===== Exercise inputs =====

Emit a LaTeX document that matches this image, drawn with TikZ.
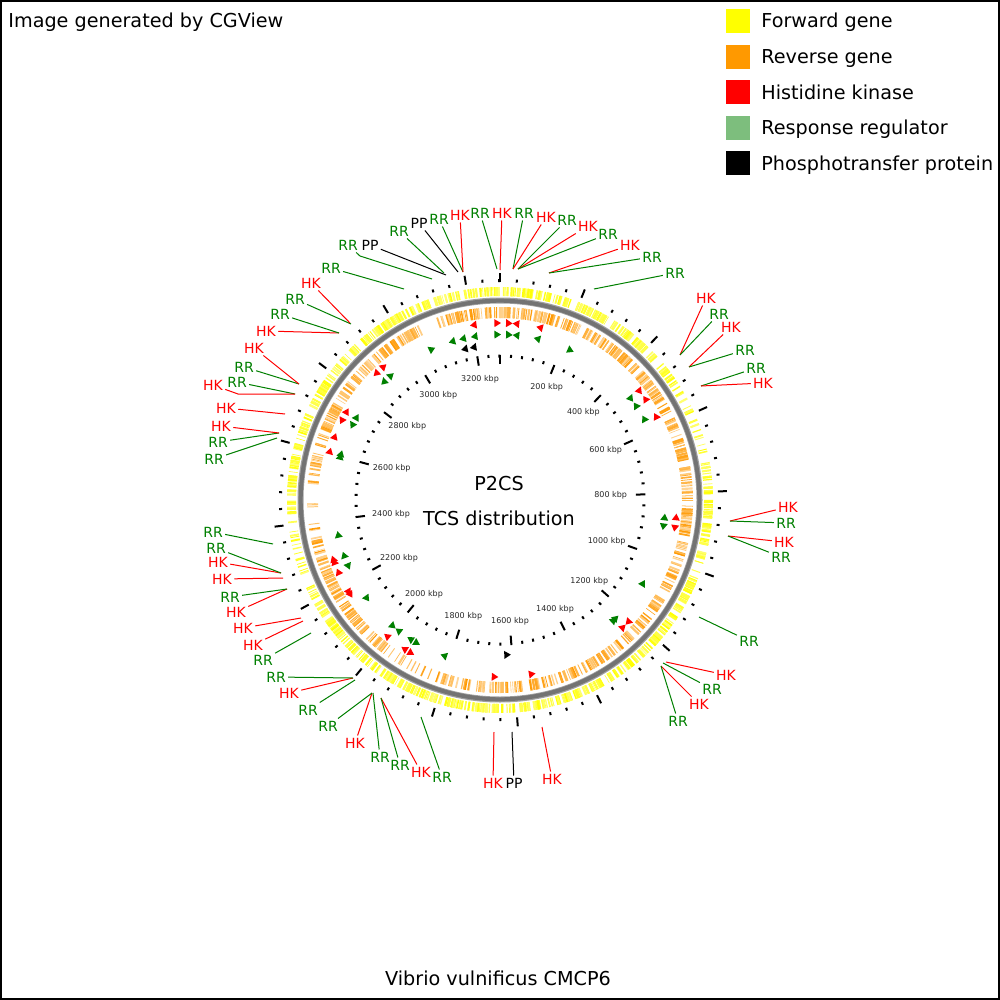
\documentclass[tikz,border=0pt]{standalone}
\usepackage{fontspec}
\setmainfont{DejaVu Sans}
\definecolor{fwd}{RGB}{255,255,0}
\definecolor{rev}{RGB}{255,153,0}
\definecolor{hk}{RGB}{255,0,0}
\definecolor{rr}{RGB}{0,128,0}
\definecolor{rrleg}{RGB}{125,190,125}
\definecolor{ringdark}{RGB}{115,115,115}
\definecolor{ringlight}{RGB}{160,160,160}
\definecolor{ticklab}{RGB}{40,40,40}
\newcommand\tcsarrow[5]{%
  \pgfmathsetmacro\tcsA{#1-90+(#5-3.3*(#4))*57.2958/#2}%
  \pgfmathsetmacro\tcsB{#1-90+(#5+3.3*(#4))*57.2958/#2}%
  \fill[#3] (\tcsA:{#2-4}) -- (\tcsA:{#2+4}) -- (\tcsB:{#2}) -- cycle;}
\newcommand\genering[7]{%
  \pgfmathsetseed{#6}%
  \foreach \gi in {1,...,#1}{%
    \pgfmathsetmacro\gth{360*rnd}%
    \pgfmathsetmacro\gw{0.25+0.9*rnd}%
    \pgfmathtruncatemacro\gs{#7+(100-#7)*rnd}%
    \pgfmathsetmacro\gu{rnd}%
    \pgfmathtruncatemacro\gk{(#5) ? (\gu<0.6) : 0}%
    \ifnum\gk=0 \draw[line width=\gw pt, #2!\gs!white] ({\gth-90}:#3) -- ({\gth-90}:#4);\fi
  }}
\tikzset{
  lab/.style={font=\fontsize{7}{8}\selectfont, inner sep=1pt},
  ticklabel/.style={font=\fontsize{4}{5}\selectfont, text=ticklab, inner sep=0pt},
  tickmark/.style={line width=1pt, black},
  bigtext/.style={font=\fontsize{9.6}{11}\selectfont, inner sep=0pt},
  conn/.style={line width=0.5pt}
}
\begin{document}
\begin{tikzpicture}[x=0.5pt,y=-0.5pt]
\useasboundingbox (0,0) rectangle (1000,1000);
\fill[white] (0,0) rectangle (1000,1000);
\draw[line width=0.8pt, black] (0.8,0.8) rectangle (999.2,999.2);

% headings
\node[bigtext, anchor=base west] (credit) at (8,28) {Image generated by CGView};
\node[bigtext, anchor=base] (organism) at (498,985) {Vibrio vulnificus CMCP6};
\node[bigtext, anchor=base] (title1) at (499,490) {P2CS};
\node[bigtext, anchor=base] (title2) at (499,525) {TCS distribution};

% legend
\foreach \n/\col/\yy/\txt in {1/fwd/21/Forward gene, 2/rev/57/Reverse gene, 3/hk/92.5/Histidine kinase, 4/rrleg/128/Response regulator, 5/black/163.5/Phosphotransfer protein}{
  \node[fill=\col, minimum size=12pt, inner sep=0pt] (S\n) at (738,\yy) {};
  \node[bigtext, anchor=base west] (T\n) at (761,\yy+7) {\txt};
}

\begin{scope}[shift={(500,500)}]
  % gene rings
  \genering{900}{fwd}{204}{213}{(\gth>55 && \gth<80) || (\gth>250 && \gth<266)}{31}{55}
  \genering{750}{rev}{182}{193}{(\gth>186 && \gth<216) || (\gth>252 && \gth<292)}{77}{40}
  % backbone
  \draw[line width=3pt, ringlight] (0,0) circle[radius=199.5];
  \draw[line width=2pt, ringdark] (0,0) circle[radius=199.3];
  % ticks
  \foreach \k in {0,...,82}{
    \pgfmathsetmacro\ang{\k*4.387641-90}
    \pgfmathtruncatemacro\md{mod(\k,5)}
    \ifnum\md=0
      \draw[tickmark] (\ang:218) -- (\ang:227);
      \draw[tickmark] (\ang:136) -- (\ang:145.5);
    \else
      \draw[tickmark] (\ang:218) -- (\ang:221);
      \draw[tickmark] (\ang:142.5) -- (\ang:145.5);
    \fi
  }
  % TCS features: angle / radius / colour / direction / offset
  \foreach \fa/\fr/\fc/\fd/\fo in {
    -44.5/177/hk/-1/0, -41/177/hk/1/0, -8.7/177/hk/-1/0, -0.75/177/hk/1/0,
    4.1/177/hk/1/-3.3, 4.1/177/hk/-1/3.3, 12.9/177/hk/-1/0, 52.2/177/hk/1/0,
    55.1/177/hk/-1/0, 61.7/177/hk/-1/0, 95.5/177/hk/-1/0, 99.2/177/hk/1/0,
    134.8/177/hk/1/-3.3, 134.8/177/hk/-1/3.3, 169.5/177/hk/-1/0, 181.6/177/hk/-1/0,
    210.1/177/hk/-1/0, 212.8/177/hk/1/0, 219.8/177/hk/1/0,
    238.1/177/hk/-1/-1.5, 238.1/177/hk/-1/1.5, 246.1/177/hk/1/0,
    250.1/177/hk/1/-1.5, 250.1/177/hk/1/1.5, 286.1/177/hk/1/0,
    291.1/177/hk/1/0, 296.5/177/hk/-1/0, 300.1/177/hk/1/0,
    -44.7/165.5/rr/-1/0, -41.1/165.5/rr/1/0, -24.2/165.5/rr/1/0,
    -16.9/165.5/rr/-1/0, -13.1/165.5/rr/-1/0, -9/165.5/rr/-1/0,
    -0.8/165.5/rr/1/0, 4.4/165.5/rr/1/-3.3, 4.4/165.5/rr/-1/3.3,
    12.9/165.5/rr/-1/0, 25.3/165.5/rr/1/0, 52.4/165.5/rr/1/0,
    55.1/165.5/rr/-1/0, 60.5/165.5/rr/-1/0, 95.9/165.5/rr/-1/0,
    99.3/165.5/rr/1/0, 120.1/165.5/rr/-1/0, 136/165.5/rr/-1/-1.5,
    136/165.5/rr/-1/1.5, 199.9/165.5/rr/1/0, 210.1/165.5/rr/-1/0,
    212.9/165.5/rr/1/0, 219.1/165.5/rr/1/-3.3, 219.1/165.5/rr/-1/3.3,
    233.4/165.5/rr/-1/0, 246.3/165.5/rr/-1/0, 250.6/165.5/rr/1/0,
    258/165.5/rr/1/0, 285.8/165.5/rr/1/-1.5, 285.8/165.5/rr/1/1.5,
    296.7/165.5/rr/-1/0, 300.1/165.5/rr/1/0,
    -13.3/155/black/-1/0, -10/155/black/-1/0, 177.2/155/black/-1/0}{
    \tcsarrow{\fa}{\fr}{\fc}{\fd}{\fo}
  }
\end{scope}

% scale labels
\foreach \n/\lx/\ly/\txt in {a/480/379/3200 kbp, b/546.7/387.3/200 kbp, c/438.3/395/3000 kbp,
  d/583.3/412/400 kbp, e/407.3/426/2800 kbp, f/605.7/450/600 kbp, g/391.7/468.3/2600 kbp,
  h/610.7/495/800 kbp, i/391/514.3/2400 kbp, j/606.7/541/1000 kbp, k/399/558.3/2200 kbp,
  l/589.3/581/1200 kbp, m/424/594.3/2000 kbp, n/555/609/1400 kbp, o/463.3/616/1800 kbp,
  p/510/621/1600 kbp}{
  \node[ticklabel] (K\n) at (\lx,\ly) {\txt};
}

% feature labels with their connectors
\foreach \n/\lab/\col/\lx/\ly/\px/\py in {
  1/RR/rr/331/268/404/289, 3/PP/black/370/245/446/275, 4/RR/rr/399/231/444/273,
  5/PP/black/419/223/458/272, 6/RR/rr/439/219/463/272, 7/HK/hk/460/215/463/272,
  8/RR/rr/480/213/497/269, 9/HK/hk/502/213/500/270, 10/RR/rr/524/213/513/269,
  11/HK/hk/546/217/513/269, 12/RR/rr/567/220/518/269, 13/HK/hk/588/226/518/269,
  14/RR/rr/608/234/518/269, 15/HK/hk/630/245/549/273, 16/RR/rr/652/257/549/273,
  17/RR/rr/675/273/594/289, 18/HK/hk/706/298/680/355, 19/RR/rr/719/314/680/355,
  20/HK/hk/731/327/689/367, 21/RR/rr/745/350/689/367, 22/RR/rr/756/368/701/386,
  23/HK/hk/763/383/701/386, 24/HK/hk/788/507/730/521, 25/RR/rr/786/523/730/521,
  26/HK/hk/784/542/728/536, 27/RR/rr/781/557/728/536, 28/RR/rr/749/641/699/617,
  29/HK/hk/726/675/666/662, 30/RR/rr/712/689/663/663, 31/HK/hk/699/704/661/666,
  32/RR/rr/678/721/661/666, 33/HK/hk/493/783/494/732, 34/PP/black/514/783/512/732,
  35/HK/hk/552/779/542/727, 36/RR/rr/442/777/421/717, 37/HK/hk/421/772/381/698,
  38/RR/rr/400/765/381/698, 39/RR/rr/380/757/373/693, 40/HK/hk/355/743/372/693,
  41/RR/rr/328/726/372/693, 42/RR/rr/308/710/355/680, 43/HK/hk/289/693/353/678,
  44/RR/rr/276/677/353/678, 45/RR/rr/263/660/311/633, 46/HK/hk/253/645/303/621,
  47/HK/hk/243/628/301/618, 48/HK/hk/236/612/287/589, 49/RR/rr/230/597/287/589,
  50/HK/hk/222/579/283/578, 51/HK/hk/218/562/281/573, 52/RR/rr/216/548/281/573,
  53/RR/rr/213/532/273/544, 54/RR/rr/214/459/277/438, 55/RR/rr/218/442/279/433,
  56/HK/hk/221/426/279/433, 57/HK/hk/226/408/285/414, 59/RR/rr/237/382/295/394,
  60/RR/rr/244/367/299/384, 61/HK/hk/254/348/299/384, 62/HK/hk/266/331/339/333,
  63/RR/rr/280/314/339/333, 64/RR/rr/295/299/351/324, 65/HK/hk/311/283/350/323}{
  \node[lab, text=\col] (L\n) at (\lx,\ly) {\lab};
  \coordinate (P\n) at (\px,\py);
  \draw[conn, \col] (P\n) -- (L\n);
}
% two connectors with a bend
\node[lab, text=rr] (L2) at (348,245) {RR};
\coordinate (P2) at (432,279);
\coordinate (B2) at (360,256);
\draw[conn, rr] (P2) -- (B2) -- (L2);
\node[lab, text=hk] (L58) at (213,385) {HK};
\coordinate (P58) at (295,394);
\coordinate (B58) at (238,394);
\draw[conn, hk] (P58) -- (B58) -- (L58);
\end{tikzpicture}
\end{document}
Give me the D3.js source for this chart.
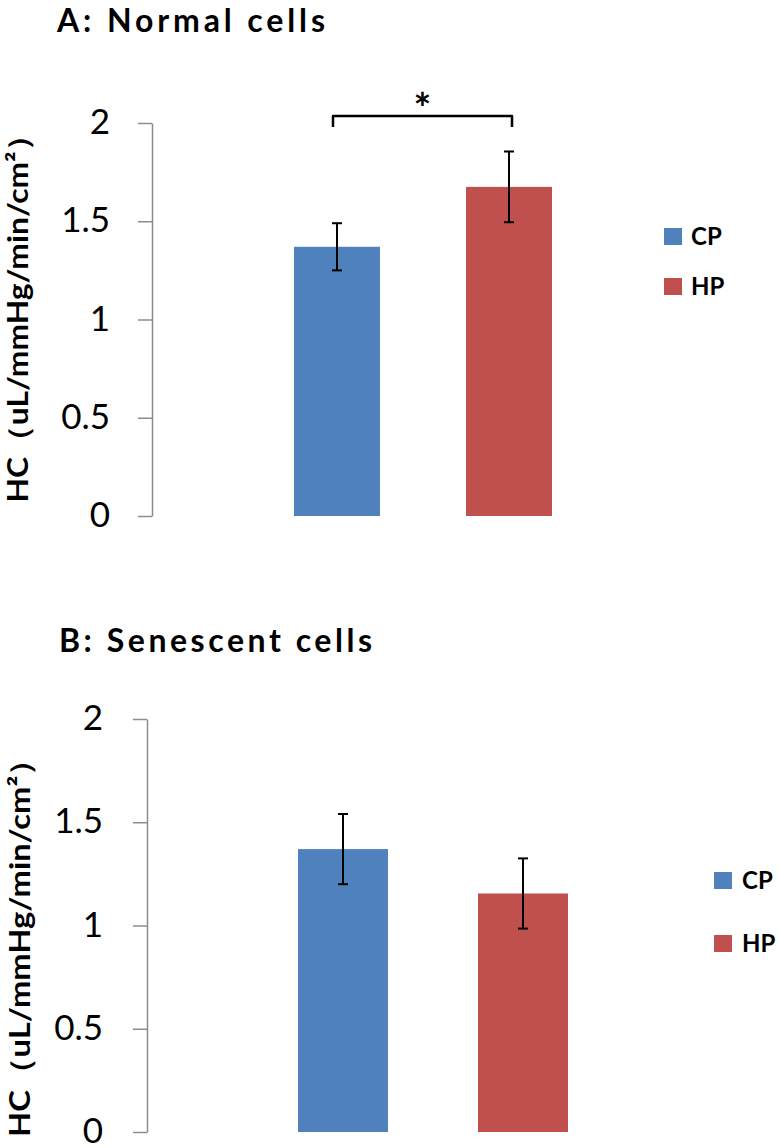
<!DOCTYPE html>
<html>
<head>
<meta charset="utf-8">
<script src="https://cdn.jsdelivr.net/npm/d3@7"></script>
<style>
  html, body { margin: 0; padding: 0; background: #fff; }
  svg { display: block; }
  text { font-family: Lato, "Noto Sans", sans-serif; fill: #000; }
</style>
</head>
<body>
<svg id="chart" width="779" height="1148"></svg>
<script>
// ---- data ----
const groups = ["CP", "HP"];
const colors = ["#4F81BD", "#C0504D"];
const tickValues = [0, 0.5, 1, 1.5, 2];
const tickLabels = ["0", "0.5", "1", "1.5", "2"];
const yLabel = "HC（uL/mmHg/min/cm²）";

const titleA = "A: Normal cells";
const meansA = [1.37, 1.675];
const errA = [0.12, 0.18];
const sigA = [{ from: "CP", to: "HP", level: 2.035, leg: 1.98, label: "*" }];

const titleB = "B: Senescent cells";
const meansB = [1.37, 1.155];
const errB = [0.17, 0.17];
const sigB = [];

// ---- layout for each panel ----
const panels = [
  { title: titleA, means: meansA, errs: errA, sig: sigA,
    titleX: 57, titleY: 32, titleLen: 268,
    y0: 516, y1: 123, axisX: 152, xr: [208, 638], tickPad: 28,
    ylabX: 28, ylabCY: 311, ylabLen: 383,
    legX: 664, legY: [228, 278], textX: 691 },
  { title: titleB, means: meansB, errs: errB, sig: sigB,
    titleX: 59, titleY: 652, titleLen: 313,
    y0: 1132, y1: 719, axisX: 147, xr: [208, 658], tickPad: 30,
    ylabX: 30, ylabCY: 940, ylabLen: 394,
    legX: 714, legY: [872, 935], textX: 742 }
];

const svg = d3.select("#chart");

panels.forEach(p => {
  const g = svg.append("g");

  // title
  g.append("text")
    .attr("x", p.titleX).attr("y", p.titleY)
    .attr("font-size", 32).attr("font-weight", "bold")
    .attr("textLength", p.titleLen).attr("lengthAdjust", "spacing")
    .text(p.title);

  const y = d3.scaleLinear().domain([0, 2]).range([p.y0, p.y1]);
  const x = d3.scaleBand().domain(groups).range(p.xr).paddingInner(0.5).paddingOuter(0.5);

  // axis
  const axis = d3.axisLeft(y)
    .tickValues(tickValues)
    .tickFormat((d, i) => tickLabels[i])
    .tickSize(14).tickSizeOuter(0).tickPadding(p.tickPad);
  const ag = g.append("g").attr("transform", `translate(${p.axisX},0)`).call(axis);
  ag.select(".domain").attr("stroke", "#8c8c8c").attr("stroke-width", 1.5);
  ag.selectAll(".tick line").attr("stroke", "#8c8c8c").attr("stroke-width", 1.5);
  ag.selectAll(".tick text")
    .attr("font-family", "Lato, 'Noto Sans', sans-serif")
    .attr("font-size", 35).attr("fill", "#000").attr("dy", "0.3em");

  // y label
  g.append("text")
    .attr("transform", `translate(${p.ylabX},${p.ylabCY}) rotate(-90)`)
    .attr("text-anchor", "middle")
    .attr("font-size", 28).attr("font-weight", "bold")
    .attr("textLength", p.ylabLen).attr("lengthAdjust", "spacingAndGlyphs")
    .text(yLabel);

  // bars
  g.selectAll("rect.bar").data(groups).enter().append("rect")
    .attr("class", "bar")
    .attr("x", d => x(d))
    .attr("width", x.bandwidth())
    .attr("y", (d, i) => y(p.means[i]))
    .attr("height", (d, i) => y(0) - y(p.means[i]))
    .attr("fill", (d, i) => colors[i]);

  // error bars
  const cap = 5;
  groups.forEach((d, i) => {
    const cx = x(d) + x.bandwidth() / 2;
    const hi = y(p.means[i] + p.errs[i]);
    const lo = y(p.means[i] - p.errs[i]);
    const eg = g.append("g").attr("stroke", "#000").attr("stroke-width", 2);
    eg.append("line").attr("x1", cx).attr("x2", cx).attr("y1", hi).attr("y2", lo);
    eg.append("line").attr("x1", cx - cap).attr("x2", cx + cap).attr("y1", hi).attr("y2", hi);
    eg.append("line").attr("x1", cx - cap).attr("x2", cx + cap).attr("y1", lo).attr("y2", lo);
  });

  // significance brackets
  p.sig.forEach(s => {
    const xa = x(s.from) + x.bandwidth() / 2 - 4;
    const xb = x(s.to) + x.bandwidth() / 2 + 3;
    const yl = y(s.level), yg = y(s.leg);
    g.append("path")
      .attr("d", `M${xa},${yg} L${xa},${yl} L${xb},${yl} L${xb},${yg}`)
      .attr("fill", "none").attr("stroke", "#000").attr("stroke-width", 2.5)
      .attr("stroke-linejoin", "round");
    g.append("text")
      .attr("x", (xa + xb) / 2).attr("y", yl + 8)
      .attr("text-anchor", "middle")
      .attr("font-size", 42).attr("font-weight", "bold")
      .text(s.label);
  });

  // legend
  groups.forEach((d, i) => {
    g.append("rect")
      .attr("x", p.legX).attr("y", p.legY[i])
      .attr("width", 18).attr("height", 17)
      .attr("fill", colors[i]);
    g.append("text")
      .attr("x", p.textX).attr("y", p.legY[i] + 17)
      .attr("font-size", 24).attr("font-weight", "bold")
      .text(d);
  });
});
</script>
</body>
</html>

=====

Repeat, with no pictures, each line from the beginning of the data through the line containing "anchor=base] (title2) at", inclusive.

Emit a LaTeX document that matches this image, drawn with TikZ.
\documentclass[tikz,border=0pt]{standalone}
\usepackage{fontspec}
\setmainfont{DejaVu Sans}
\definecolor{fwd}{RGB}{255,255,0}
\definecolor{rev}{RGB}{255,153,0}
\definecolor{hk}{RGB}{255,0,0}
\definecolor{rr}{RGB}{0,128,0}
\definecolor{rrleg}{RGB}{125,190,125}
\definecolor{ringdark}{RGB}{115,115,115}
\definecolor{ringlight}{RGB}{160,160,160}
\definecolor{ticklab}{RGB}{40,40,40}
\newcommand\tcsarrow[5]{%
  \pgfmathsetmacro\tcsA{#1-90+(#5-3.3*(#4))*57.2958/#2}%
  \pgfmathsetmacro\tcsB{#1-90+(#5+3.3*(#4))*57.2958/#2}%
  \fill[#3] (\tcsA:{#2-4}) -- (\tcsA:{#2+4}) -- (\tcsB:{#2}) -- cycle;}
\newcommand\genering[7]{%
  \pgfmathsetseed{#6}%
  \foreach \gi in {1,...,#1}{%
    \pgfmathsetmacro\gth{360*rnd}%
    \pgfmathsetmacro\gw{0.25+0.9*rnd}%
    \pgfmathtruncatemacro\gs{#7+(100-#7)*rnd}%
    \pgfmathsetmacro\gu{rnd}%
    \pgfmathtruncatemacro\gk{(#5) ? (\gu<0.6) : 0}%
    \ifnum\gk=0 \draw[line width=\gw pt, #2!\gs!white] ({\gth-90}:#3) -- ({\gth-90}:#4);\fi
  }}
\tikzset{
  lab/.style={font=\fontsize{7}{8}\selectfont, inner sep=1pt},
  ticklabel/.style={font=\fontsize{4}{5}\selectfont, text=ticklab, inner sep=0pt},
  tickmark/.style={line width=1pt, black},
  bigtext/.style={font=\fontsize{9.6}{11}\selectfont, inner sep=0pt},
  conn/.style={line width=0.5pt}
}
\begin{document}
\begin{tikzpicture}[x=0.5pt,y=-0.5pt]
\useasboundingbox (0,0) rectangle (1000,1000);
\fill[white] (0,0) rectangle (1000,1000);
\draw[line width=0.8pt, black] (0.8,0.8) rectangle (999.2,999.2);

% headings
\node[bigtext, anchor=base west] (credit) at (8,28) {Image generated by CGView};
\node[bigtext, anchor=base] (organism) at (498,985) {Vibrio vulnificus CMCP6};
\node[bigtext, anchor=base] (title1) at (499,490) {P2CS};
\node[bigtext, anchor=base] (title2) at (499,525) {TCS distribution};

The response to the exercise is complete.